◆ **Exercise**
Would you transcribe the listing that follows, character for character, and omit its images?

═══ Data ═══

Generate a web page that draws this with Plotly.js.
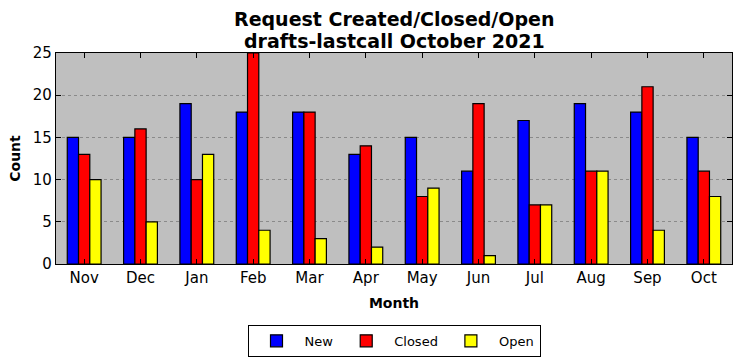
<!DOCTYPE html>
<html><head><meta charset="utf-8">
<script src="https://cdn.plot.ly/plotly-3.0.1.min.js"></script>
<style>body{margin:0;padding:0;background:#fff}#chart{width:742px;height:361px}</style>
</head><body><div id="chart"></div>
<script>
const months = ["Nov","Dec","Jan","Feb","Mar","Apr","May","Jun","Jul","Aug","Sep","Oct"];
const newCounts = [15,15,19,18,18,13,15,11,17,19,18,15];
const closedCounts = [13,16,10,25,18,14,8,19,7,11,21,11];
const openCounts = [10,5,13,4,3,2,9,1,7,11,4,8];
const yTicks = [0,5,10,15,20,25];
const titleLines = ["Request Created/Closed/Open", "drafts-lastcall October 2021"];

const font = "DejaVu Sans, sans-serif";
function series(name, vals, color){
  return {type:"bar", name:name, x:months, y:vals,
    marker:{color:color, line:{color:"#000", width:1.2}}};
}
const data = [
  series("New", newCounts, "#0000ff"),
  series("Closed", closedCounts, "#ff0000"),
  series("Open", openCounts, "#ffff00")
];
const layout = {
  width:742, height:361,
  margin:{l:56, r:10, t:53, b:97},
  paper_bgcolor:"#fff", plot_bgcolor:"#bfbfbf",
  font:{family:font, color:"#000"},
  annotations:[
    {text:"<b>"+titleLines[0]+"</b>", xref:"paper", yref:"paper", x:0.5, y:1.163,
     xanchor:"center", yanchor:"middle", showarrow:false, font:{size:19, family:font}},
    {text:"<b>"+titleLines[1]+"</b>", xref:"paper", yref:"paper", x:0.5, y:1.057,
     xanchor:"center", yanchor:"middle", showarrow:false, font:{size:19, family:font}}
  ],
  barmode:"group", bargap:0.4, bargroupgap:0,
  xaxis:{type:"category", range:[-0.5,11.5], showline:true, linecolor:"#000", linewidth:1.2,
    mirror:"ticks", ticks:"inside", ticklen:5, tickcolor:"#000", automargin:false,
    tickfont:{size:15, family:font}, showgrid:false, zeroline:false,
    title:{text:"<b>Month</b>", font:{size:14, family:font}, standoff:12}},
  yaxis:{range:[0,25], tickvals:yTicks, showline:true, linecolor:"#000", linewidth:1.2,
    mirror:"ticks", ticks:"inside", ticklen:5, tickcolor:"#000", automargin:false,
    tickfont:{size:15, family:font}, showgrid:true, gridcolor:"#8a8a8a", griddash:"dot", gridwidth:1,
    zeroline:false,
    title:{text:"<b>Count</b>", font:{size:14, family:font}, standoff:8}},
  legend:{orientation:"h", x:0.5, xanchor:"center", yref:"container", y:0.1, yanchor:"top",
    bordercolor:"#000", borderwidth:1, bgcolor:"#fff", font:{size:13, family:font},
    traceorder:"normal", itemwidth:46},
  showlegend:true
};
Plotly.newPlot("chart", data, layout, {displayModeBar:false, staticPlot:true});
</script></body></html>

═══

◆ **Result**
Generate a web page that draws this with Plotly.js.
<!DOCTYPE html>
<html><head><meta charset="utf-8">
<script src="https://cdn.plot.ly/plotly-3.0.1.min.js"></script>
<style>body{margin:0;padding:0;background:#fff}#chart{width:742px;height:361px}</style>
</head><body><div id="chart"></div>
<script>
const months = ["Nov","Dec","Jan","Feb","Mar","Apr","May","Jun","Jul","Aug","Sep","Oct"];
const newCounts = [15,15,19,18,18,13,15,11,17,19,18,15];
const closedCounts = [13,16,10,25,18,14,8,19,7,11,21,11];
const openCounts = [10,5,13,4,3,2,9,1,7,11,4,8];
const yTicks = [0,5,10,15,20,25];
const titleLines = ["Request Created/Closed/Open", "drafts-lastcall October 2021"];

const font = "DejaVu Sans, sans-serif";
function series(name, vals, color){
  return {type:"bar", name:name, x:months, y:vals,
    marker:{color:color, line:{color:"#000", width:1.2}}};
}
const data = [
  series("New", newCounts, "#0000ff"),
  series("Closed", closedCounts, "#ff0000"),
  series("Open", openCounts, "#ffff00")
];
const layout = {
  width:742, height:361,
  margin:{l:56, r:10, t:53, b:97},
  paper_bgcolor:"#fff", plot_bgcolor:"#bfbfbf",
  font:{family:font, color:"#000"},
  annotations:[
    {text:"<b>"+titleLines[0]+"</b>", xref:"paper", yref:"paper", x:0.5, y:1.163,
     xanchor:"center", yanchor:"middle", showarrow:false, font:{size:19, family:font}},
    {text:"<b>"+titleLines[1]+"</b>", xref:"paper", yref:"paper", x:0.5, y:1.057,
     xanchor:"center", yanchor:"middle", showarrow:false, font:{size:19, family:font}}
  ],
  barmode:"group", bargap:0.4, bargroupgap:0,
  xaxis:{type:"category", range:[-0.5,11.5], showline:true, linecolor:"#000", linewidth:1.2,
    mirror:"ticks", ticks:"inside", ticklen:5, tickcolor:"#000", automargin:false,
    tickfont:{size:15, family:font}, showgrid:false, zeroline:false,
    title:{text:"<b>Month</b>", font:{size:14, family:font}, standoff:12}},
  yaxis:{range:[0,25], tickvals:yTicks, showline:true, linecolor:"#000", linewidth:1.2,
    mirror:"ticks", ticks:"inside", ticklen:5, tickcolor:"#000", automargin:false,
    tickfont:{size:15, family:font}, showgrid:true, gridcolor:"#8a8a8a", griddash:"dot", gridwidth:1,
    zeroline:false,
    title:{text:"<b>Count</b>", font:{size:14, family:font}, standoff:8}},
  legend:{orientation:"h", x:0.5, xanchor:"center", yref:"container", y:0.1, yanchor:"top",
    bordercolor:"#000", borderwidth:1, bgcolor:"#fff", font:{size:13, family:font},
    traceorder:"normal", itemwidth:46},
  showlegend:true
};
Plotly.newPlot("chart", data, layout, {displayModeBar:false, staticPlot:true});
</script></body></html>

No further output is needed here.